What we cannot conclude from these data alone
We cannot claim causality (need causes rides) without controls (bike lanes, safety, land use, tourism, pricing, events).
We cannot measure latent demand directly; we infer it from mismatch between census need and observed service.
Negative gap values are not bad-they often reflect non-residential demand.
Why Etherdata's canonical census at H3 R8 is the enabler
This demo is intentionally simple from a modeling standpoint because the product being demonstrated is the data layer: a canonical, complete census surface at H3 R8.
The value is operational:
Deterministic joins (same H3 key across all datasets)
Consistent denominators to convert counts into comparable rates
Auditability (every metric traces to a known census field)
Portability (the same query pattern generalizes across cities and states)

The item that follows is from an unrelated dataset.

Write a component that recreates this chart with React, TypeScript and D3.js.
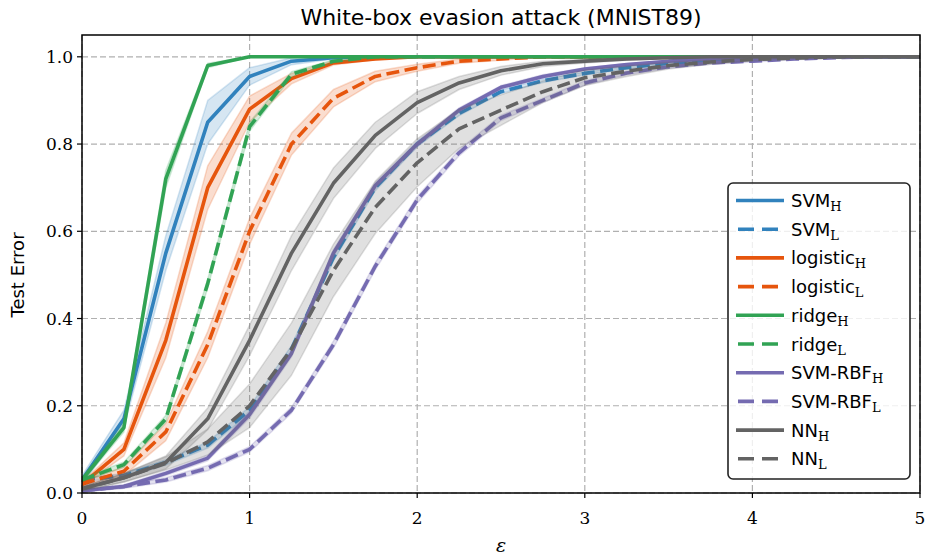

In practice, this means a data scientist or analyst can move from raw events to equity-aware service planning in minutes, without rebuilding geography pipelines or fighting inconsistent tract joins.
Overall Summary
If you only look at trips, Manhattan mostly looks like midtown and downtown win. With Etherdata's canonical H3 census layer, you can ask a more rigorous question: Is the system delivering mobility utility where resident constraints and exposures imply higher need?
This demo shows how the census layer turns operational bike data into a planning instrument:
A stable need surface (census-driven)
A measurable service surface (supply + utilization)
A single actionable output: service gap score
That is the core of trustworthy spatial decision-making: measurable, auditable, and portable.